Merge pull request #729 from sebastian-nagel/NUTCH-2947-keep-stateful-fetch-queues

NUTCH-2947 Fetcher: keep state of empty fetch queues unless queue feeder is finished
diff --git a/src/java/org/apache/nutch/fetcher/FetchItemQueues.java b/src/java/org/apache/nutch/fetcher/FetchItemQueues.java
index 4914cd2..9dfbeb2 100644
--- a/src/java/org/apache/nutch/fetcher/FetchItemQueues.java
+++ b/src/java/org/apache/nutch/fetcher/FetchItemQueues.java
@@ -57,6 +57,7 @@
   long timelimit = -1;
   int maxExceptionsPerQueue = -1;
   long exceptionsPerQueueDelay = -1;
+  boolean feederAlive = true;
   Configuration conf;
 
   public static final String QUEUE_MODE_HOST = "byHost";
@@ -181,11 +182,25 @@
     while (it.hasNext()) {
       FetchItemQueue fiq = it.next().getValue();
 
-      // reap empty queues
+      // reap empty queues which do not hold state required to ensure politeness
       if (fiq.getQueueSize() == 0 && fiq.getInProgressSize() == 0) {
-        it.remove();
+        if (!feederAlive) {
+          // no more fetch items added
+          it.remove();
+        } else if ((maxExceptionsPerQueue > -1 || exceptionsPerQueueDelay > 0)

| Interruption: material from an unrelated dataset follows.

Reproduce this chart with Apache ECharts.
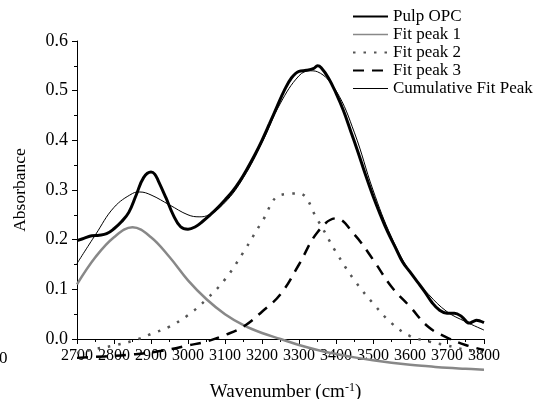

+            && fiq.exceptionCounter.get() > 0) {
+          // keep queue because the exceptions counter is bound to it
+          // and is required to skip or delay items on this queue
+        } else if (fiq.nextFetchTime.get() > System.currentTimeMillis()) {
+          // keep queue to have it blocked in case new fetch items of this queue
+          // are added by the QueueFeeder
+        } else {
+          // empty queue without state
+          it.remove();
+        }
         continue;
       }
+
       FetchItem fit = fiq.getFetchItem();
       if (fit != null) {
         totalSize.decrementAndGet();
diff --git a/src/java/org/apache/nutch/fetcher/QueueFeeder.java b/src/java/org/apache/nutch/fetcher/QueueFeeder.java
index e57bb83..e327af1 100644
--- a/src/java/org/apache/nutch/fetcher/QueueFeeder.java
+++ b/src/java/org/apache/nutch/fetcher/QueueFeeder.java
@@ -89,7 +89,7 @@
     int cnt = 0;
     int[] queuingStatus = new int[QueuingStatus.values().length];
     while (hasMore) {
-      if (System.currentTimeMillis() >= timelimit && timelimit != -1) {
+      if (timelimit != -1 && System.currentTimeMillis() >= timelimit) {
         // enough ... lets' simply read all the entries from the input without
         // processing them
         try {
@@ -155,6 +155,8 @@
         }
       }
     }
+    // signal queues that no more new fetch items are added
+    queues.feederAlive = false;
     LOG.info("QueueFeeder finished: total {} records", cnt);
     LOG.info("QueueFeeder queuing status:");
     for (QueuingStatus status : QueuingStatus.values()) {